I should preface this entry by saying that I chaperoned a youth trip to the lake yesterday, and now my body is paying for it. So many sore muscles, bruises that I didn't even know I had, and then a possible bruised rib or two (I won't say broken, I won't say broken, I won't say broken...). You would think that sitting in a car would be easy work, especially if you feel sore. But every time you move, or get out, man. I had a thought when I stopped for gas just before the end of the day that, as I got out of the car, this must be what it feels like to be old. No offense. I've just heard the stories and the groans, and I must've let out a few of
the latter as I exited my vehicle.
Back to the trip. I started way early this morning because I was under the impression that Monticello, my main historical site for the day, closed at 6pm. Their website said so. When I got there, the sign clearly said that they were open until 7pm today. That could've saved me an hour of sleep! But anyway. I wanted to stop by Greensboro College in North Carolina, which was on the way, to see any of the Passport Choices staff who felt like saying hi. We took our youth group there for camp almost a month ago; a couple of our former high school kids are even on staff there. Well, suffice it say, I meant up with one - Andrew - who probably would be the most excited about this current trip anyway. He is also a fount of presidential information. We walked and talked for maybe 15 or 20 minutes before he went to do lunch with some other staff members and I went about my way. I'll say that the 4.5 hours in the car from Athens to Greensboro didn't seem to take as long this time - maybe
because I was solo?
The next three hours were probably the hardest on me. That's how long it took to get to Monticello. No interstate, though there was an expressway or two. One thing that really got on my nerves about Virginia highways was how the speed limit would decrease from 60 to 45, just because a traffic light happened. Then immediately afterward, back up to 60. What? Why?

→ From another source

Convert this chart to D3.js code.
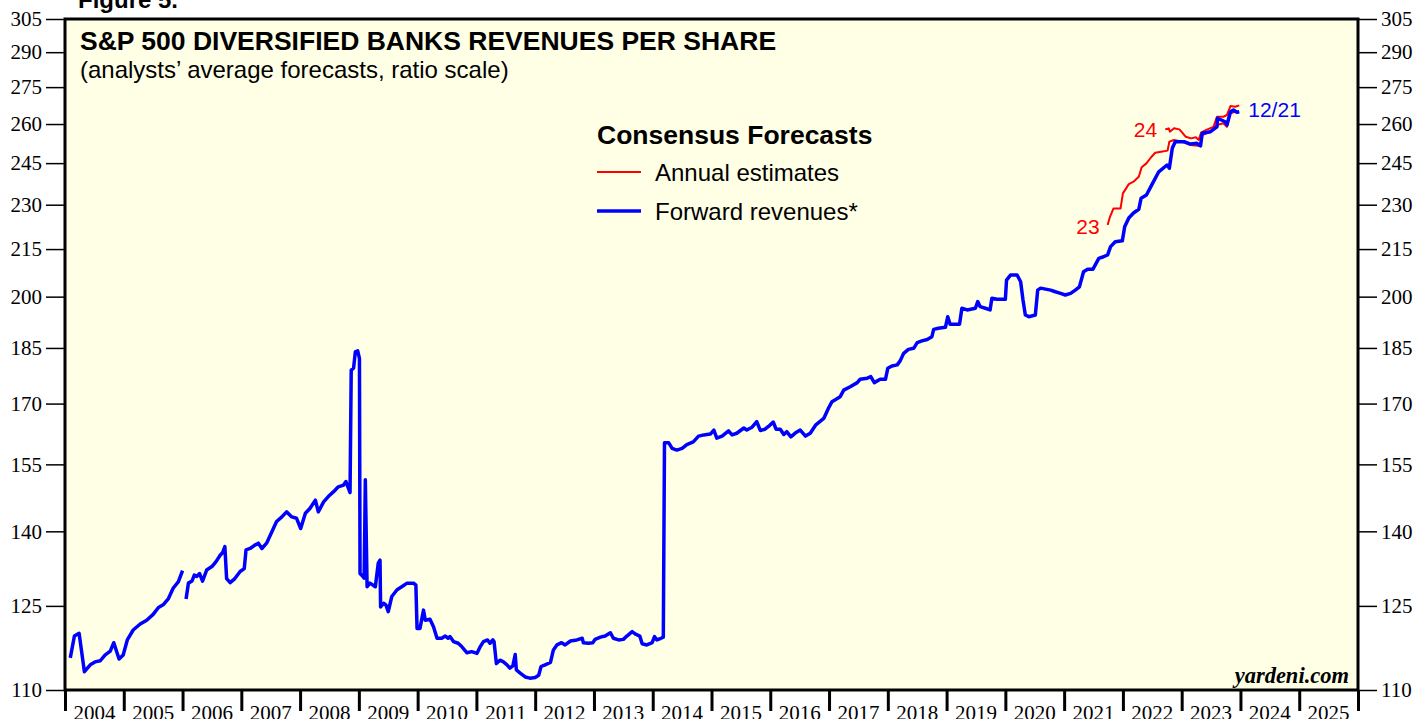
<!DOCTYPE html>
<html lang="en">
<head>
<meta charset="UTF-8">
<title>S&amp;P 500 Diversified Banks Revenues per Share</title>
<script src="https://cdn.jsdelivr.net/npm/d3@7"></script>
<style>
  body { margin: 0; background: #fff; }
  text { font-family: "Liberation Sans", Arial, sans-serif; }
  .tick-lbl { font-family: "Liberation Serif", "Times New Roman", serif; font-size: 21px; }
</style>
</head>
<body>
<div id="chart"></div>
<script>

// forward revenues, [decimal year, value] - first piece ends at the 2006 break
var fwdPart1 = [
  [2004.09,115.5],[2004.16,119.4],[2004.24,119.9],[2004.33,113.1],[2004.43,114.3],[2004.51,114.8],
  [2004.60,115.0],[2004.68,116.0],[2004.77,116.7],[2004.83,118.2],[2004.92,115.3],[2004.99,116.0],
  [2005.06,118.7],[2005.16,120.5],[2005.28,121.6],[2005.39,122.3],[2005.50,123.4],[2005.59,124.7],
  [2005.67,125.2],[2005.76,126.4],[2005.84,128.4],[2005.93,129.7],[2006.00,131.9]
];

var fwdPart2 = [
  [2006.06,126.3],[2006.10,129.4],[2006.16,129.8],[2006.20,131.0],[2006.24,130.7],[2006.29,131.3],
  [2006.34,129.8],[2006.41,132.0],[2006.50,132.7],[2006.57,133.7],[2006.64,135.0],[2006.68,135.5],
  [2006.72,136.8],[2006.75,130.3],[2006.81,129.5],[2006.89,130.3],[2006.98,131.7],[2007.05,132.3],
  [2007.08,136.1],[2007.15,136.4],[2007.23,137.1],[2007.29,137.5],[2007.35,136.4],[2007.43,137.5],
  [2007.52,139.9],[2007.60,142.1],[2007.69,143.1],[2007.77,144.2],[2007.86,143.1],[2007.94,142.8],
  [2008.01,140.6],[2008.09,143.9],[2008.17,145.0],[2008.26,146.8],[2008.31,144.2],[2008.40,146.4],
  [2008.48,147.6],[2008.57,148.7],[2008.65,149.8],[2008.74,150.2],[2008.78,151.0],[2008.85,148.5],
  [2008.87,178.9],[2008.91,179.4],[2008.94,183.9],[2008.98,184.2],[2009.01,182.1],[2009.02,131.3],
  [2009.07,130.7],[2009.09,130.4],[2009.11,151.4],[2009.14,128.7],[2009.19,129.4],[2009.28,128.7],
  [2009.33,133.4],[2009.36,134.0],[2009.37,124.8],[2009.42,125.5],[2009.46,125.2],[2009.50,123.9],
  [2009.56,126.8],[2009.65,128.1],[2009.73,128.7],[2009.82,129.4],[2009.93,129.4],[2009.97,129.0],
  [2009.99,120.8],[2010.04,120.8],[2010.10,124.2],[2010.13,122.3],[2010.21,122.5],[2010.27,121.1],
  [2010.33,119.0],[2010.41,119.0],[2010.47,119.4],[2010.52,119.0],[2010.55,119.3],[2010.61,118.4],
  [2010.69,118.1],[2010.75,117.5],[2010.84,116.4],[2010.92,116.6],[2011.01,116.3],[2011.06,117.4],
  [2011.12,118.4],[2011.19,118.7],[2011.23,118.1],[2011.28,118.7],[2011.30,118.4],[2011.34,114.5],
  [2011.40,115.1],[2011.46,114.8],[2011.52,114.3],[2011.57,113.7],[2011.62,114.1],[2011.66,116.1],
  [2011.68,113.4],[2011.74,112.9],[2011.83,112.2],[2011.91,112.0],[2012.00,112.1],[2012.06,112.5],
  [2012.10,114.0],[2012.17,114.3],[2012.26,114.7],[2012.31,116.9],[2012.37,117.8],[2012.45,118.2],
  [2012.51,117.8],[2012.60,118.5],[2012.71,118.7],[2012.80,119.0],[2012.82,118.2],[2012.91,118.1],
  [2012.98,118.2],[2013.02,118.8],[2013.11,119.2],[2013.19,119.4],[2013.28,120.0],[2013.33,119.0],
  [2013.42,118.7],[2013.50,118.8],[2013.56,119.4],[2013.65,120.2],[2013.70,119.8],[2013.78,119.4],
  [2013.82,118.0],[2013.90,117.8],[2013.99,118.2],[2014.03,119.3],[2014.07,118.7],[2014.14,119.0],
  [2014.18,119.2],[2014.20,160.2],[2014.27,160.2],[2014.33,158.8],[2014.41,158.4],[2014.50,158.8],
  [2014.58,159.7],[2014.69,160.4],[2014.78,161.8],[2014.87,162.1],[2014.98,162.3],[2015.04,163.3],
  [2015.09,161.3],[2015.18,161.8],[2015.29,163.1],[2015.35,162.1],[2015.43,162.5],[2015.55,163.8],
  [2015.60,163.3],[2015.69,164.0],[2015.77,165.4],[2015.83,163.2],[2015.91,163.5],[2015.97,164.2],
  [2016.05,165.3],[2016.10,163.5],[2016.17,163.5],[2016.23,162.2],[2016.28,162.9],[2016.35,161.6],
  [2016.43,162.6],[2016.51,163.3],[2016.60,161.8],[2016.68,162.5],[2016.77,164.5],[2016.91,166.2],
  [2016.99,168.8],[2017.05,170.5],[2017.19,171.8],[2017.25,173.5],[2017.36,174.4],[2017.48,175.5],
  [2017.53,176.4],[2017.65,176.7],[2017.71,177.1],[2017.77,175.5],[2017.87,176.4],[2017.96,176.4],
  [2018.00,179.4],[2018.07,180.0],[2018.16,180.3],[2018.21,181.4],[2018.27,183.5],[2018.35,184.6],
  [2018.44,184.9],[2018.50,186.5],[2018.58,187.0],[2018.67,187.4],[2018.75,188.2],[2018.78,190.3],
  [2018.86,190.6],[2018.98,190.9],[2019.02,194.0],[2019.06,191.8],[2019.22,191.8],[2019.26,196.5],
  [2019.35,196.0],[2019.49,196.5],[2019.53,198.5],[2019.57,197.0],[2019.66,196.5],[2019.74,196.0],
  [2019.77,199.5],[2019.86,199.2],[2020.00,199.2],[2020.02,205.1],[2020.09,206.7],[2020.20,206.7],
  [2020.26,204.6],[2020.30,199.0],[2020.34,194.5],[2020.40,194.0],[2020.51,194.5],[2020.55,202.0],
  [2020.60,202.6],[2020.77,202.0],[2020.85,201.5],[2020.94,201.0],[2021.02,200.5],[2021.11,201.0],
  [2021.19,202.0],[2021.26,203.0],[2021.33,207.7],[2021.40,208.5],[2021.49,208.5],[2021.53,209.9],
  [2021.59,212.0],[2021.67,212.5],[2021.74,213.1],[2021.79,215.8],[2021.87,217.4],[2021.99,217.7],
  [2022.03,222.4],[2022.10,225.4],[2022.18,227.1],[2022.27,228.4],[2022.31,232.3],[2022.40,233.4],
  [2022.48,236.6],[2022.61,241.8],[2022.75,244.3],[2022.79,243.1],[2022.84,250.6],[2022.89,253.1],
  [2023.04,253.1],[2023.15,252.2],[2023.26,252.5],[2023.32,251.5],[2023.35,256.4],[2023.49,257.0],
  [2023.60,258.9],[2023.61,262.3],[2023.74,260.9],[2023.77,259.6],[2023.83,264.9],[2023.88,265.6],
  [2023.94,264.7],[2023.98,264.9]
];

// annual estimates
var est2023 = [
  [2021.74,223.0],[2021.78,225.8],[2021.84,228.7],[2021.96,228.7],[2022.00,234.0],[2022.10,237.3],
  [2022.18,238.2],[2022.27,240.0],[2022.32,243.5],[2022.40,244.9],[2022.48,247.2],[2022.55,248.9],
  [2022.65,249.3],[2022.76,249.7],[2022.79,253.1],[2022.87,253.8],[2023.01,253.1],[2023.15,251.8],
  [2023.32,251.5],[2023.35,255.7],[2023.49,257.0],[2023.60,259.6],[2023.71,260.3],[2023.77,258.9],
  [2023.83,264.3],[2023.91,264.9]
];

var est2024 = [
  [2022.72,257.9],[2022.78,258.3],[2022.80,257.0],[2022.87,258.3],[2022.96,257.9],[2023.01,256.6],
  [2023.07,255.0],[2023.16,254.4],[2023.24,254.8],[2023.29,253.8],[2023.33,256.6],[2023.42,257.7],
  [2023.54,258.9],[2023.60,262.9],[2023.71,262.9],[2023.77,263.6],[2023.83,267.2],[2023.91,266.9],
  [2023.98,267.5]
];

var yTicks = [110, 125, 140, 155, 170, 185, 200, 215, 230, 245, 260, 275, 290, 305];
var years = d3.range(2004, 2026);

var w = 1416;
var h = 719;
var plotL = 65, plotR = 1358, plotT = 19, plotB = 690;

var svg = d3.select("#chart")
    .append("svg")
    .attr("width", w)
    .attr("height", h);

var x = d3.scaleLinear().domain([2004, 2026]).range([plotL, plotR]);
var y = d3.scaleLog().domain([110, 305]).range([plotB, plotT]);

// plot background
svg.append("rect")
    .attr("x", plotL).attr("y", plotT)
    .attr("width", plotR - plotL).attr("height", plotB - plotT)
    .attr("fill", "#ffffe6");

svg.append("text")
    .attr("x", 78).attr("y", 8)
    .style("font-size", "24px").style("font-weight", "bold")
    .text("Figure 5.");

// y axes
var yLeft = d3.axisLeft(y).tickValues(yTicks).tickFormat(d3.format("d")).tickSize(18).tickPadding(4);
var yRight = d3.axisRight(y).tickValues(yTicks).tickFormat(d3.format("d")).tickSize(18).tickPadding(4);

var gl = svg.append("g").attr("transform", "translate(" + (plotL - 1) + ",0)").call(yLeft);
var gr = svg.append("g").attr("transform", "translate(" + (plotR + 1) + ",0)").call(yRight);
[gl, gr].forEach(function(g) {
    g.select(".domain").remove();
    g.selectAll("line").attr("stroke", "#000").attr("stroke-width", 1.5);
    g.selectAll("text").attr("class", "tick-lbl").attr("fill", "#000");
});

// x axis: ticks at year boundaries, labels mid-year
var xAxis = d3.axisBottom(x).tickValues(d3.range(2004, 2027)).tickSize(20).tickFormat("");
var gx = svg.append("g").attr("transform", "translate(0," + (plotB + 1) + ")").call(xAxis);
gx.select(".domain").remove();
gx.selectAll("line").attr("stroke", "#000").attr("stroke-width", 3);

svg.append("g").selectAll("text")
    .data(years)
    .enter()
    .append("text")
    .attr("class", "tick-lbl")
    .attr("x", function(d) { return x(d + 0.5); })
    .attr("y", 720)
    .attr("text-anchor", "middle")
    .text(function(d) { return d; });

// lines
var line = d3.line()
    .x(function(d) { return x(d[0]); })
    .y(function(d) { return y(d[1]); });

var plot = svg.append("g");

[est2023, est2024].forEach(function(s) {
    plot.append("path")
        .attr("d", line(s))
        .attr("fill", "none")
        .attr("stroke", "#ff0000")
        .attr("stroke-width", 2)
        .attr("stroke-linejoin", "round");
});

[fwdPart1, fwdPart2].forEach(function(s) {
    plot.append("path")
        .attr("d", line(s))
        .attr("fill", "none")
        .attr("stroke", "#0000ff")
        .attr("stroke-width", 3.5)
        .attr("stroke-linejoin", "round");
});

// end labels
svg.append("text")
    .attr("x", x(est2023[0][0]) - 8).attr("y", y(est2023[0][1]) + 9)
    .attr("text-anchor", "end").attr("fill", "#ff0000")
    .style("font-size", "21px").text("23");
svg.append("text")
    .attr("x", x(est2024[0][0]) - 8).attr("y", y(est2024[0][1]) + 8)
    .attr("text-anchor", "end").attr("fill", "#ff0000")
    .style("font-size", "21px").text("24");
var lastFwd = fwdPart2[fwdPart2.length - 1];
svg.append("text")
    .attr("x", x(lastFwd[0]) + 9).attr("y", y(lastFwd[1]) + 5)
    .attr("fill", "#0000ff")
    .style("font-size", "21px").text("12/21");

// frame
svg.append("rect")
    .attr("x", plotL).attr("y", plotT)
    .attr("width", plotR - plotL).attr("height", plotB - plotT)
    .attr("fill", "none").attr("stroke", "#000").attr("stroke-width", 3);

// titles
svg.append("text")
    .attr("x", 80).attr("y", 50)
    .style("font-size", "26.5px").style("font-weight", "bold")
    .text("S&P 500 DIVERSIFIED BANKS REVENUES PER SHARE");
svg.append("text")
    .attr("x", 80).attr("y", 78)
    .style("font-size", "24px")
    .text("(analysts\u2019 average forecasts, ratio scale)");

// legend
var lg = svg.append("g").attr("transform", "translate(597,0)");
lg.append("text").attr("x", 0).attr("y", 144)
    .style("font-size", "26.5px").style("font-weight", "bold")
    .text("Consensus Forecasts");
lg.append("line").attr("x1", 0).attr("x2", 44).attr("y1", 172).attr("y2", 172)
    .attr("stroke", "#ff0000").attr("stroke-width", 2);
lg.append("text").attr("x", 58).attr("y", 181)
    .style("font-size", "24px").text("Annual estimates");
lg.append("line").attr("x1", 0).attr("x2", 44).attr("y1", 211).attr("y2", 211)
    .attr("stroke", "#0000ff").attr("stroke-width", 3.5);
lg.append("text").attr("x", 58).attr("y", 220)
    .style("font-size", "24px").text("Forward revenues*");

svg.append("text")
    .attr("x", 1349).attr("y", 683)
    .attr("text-anchor", "end")
    .style("font-family", "'Liberation Serif', 'Times New Roman', serif")
    .style("font-size", "22.5px").style("font-weight", "bold").style("font-style", "italic")
    .text("yardeni.com");

</script>
</body>
</html>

Monticello was fantastic. I will admit to being slightly biased when it comes to TJ - my buddy Thomas Jefferson. What a fascinating individual. Wrote the Declaration of Independence. And the Statute of Virginia for Religion Freedom. President and inventor, too. Polyglot. Basically one of the most enlightened people in the Enlightenment. His house was smaller than I had thought, but I guess it was large for that day. The people in charge would not allow photography inside the house, so you'll forgive me for not wanting my camera confiscated or my hands broken. They did give the best reason for why they had such a policy - many of the artifacts are on loan and they don't own the photography rights to those pieces. I took several picture
around the outside and in the gardens - there were so many exotic plants here. One of the biggest things going on is the wine industry, and TJ was no enemy of the fruit of the vine. They apparently went through over 420 bottles per year. Do check out the cellars if you go here - they have separate storage rooms for beer, several for wine, and then other things. They allow photos there, and it is self-guided.
I enjoyed seeing in person many of the objects I had heard about, or had seen pictures of - the library, the polygraph, the revolving book desk, That last piece was the one I was most envious of. Of course, most of the pieces in the house are originals that have been assembled, after the family sold off all of TJ's stuff due to his massive debt when he died. The tour only consists of the first floor - the 2nd and 3rd floors are off limits, but we were assured that they were uninteresting. The 3rd floor is the dome of the building, and it was and is only used for storage. No other function.
Now, all of this
is on the part of Monticello called "the mountaintop" - for good reason. It's the apex of the plantation, with great views of the surrounding mountainous Shenandoah. To get there, they have a shuttle bus from the visitors center - a complex unto itself. The visitors center has a theater with a 20-minute movie on loop; a cafe; and a massive gift shop. Climb to the top of the stairs for the shuttle that leaves every 5 or 10 minutes. Non-stop to the mountaintop. On the way back, they stop at TJ's grave, so make sure to take that stop. From there, you can either wait for the next shuttle or walk the .35 mile back to the visitor center. Of course, there's also a statue at the bus stop where they encourage you to take a selfie and post it to social media using the hashtag #tjselfie. I naturally did so.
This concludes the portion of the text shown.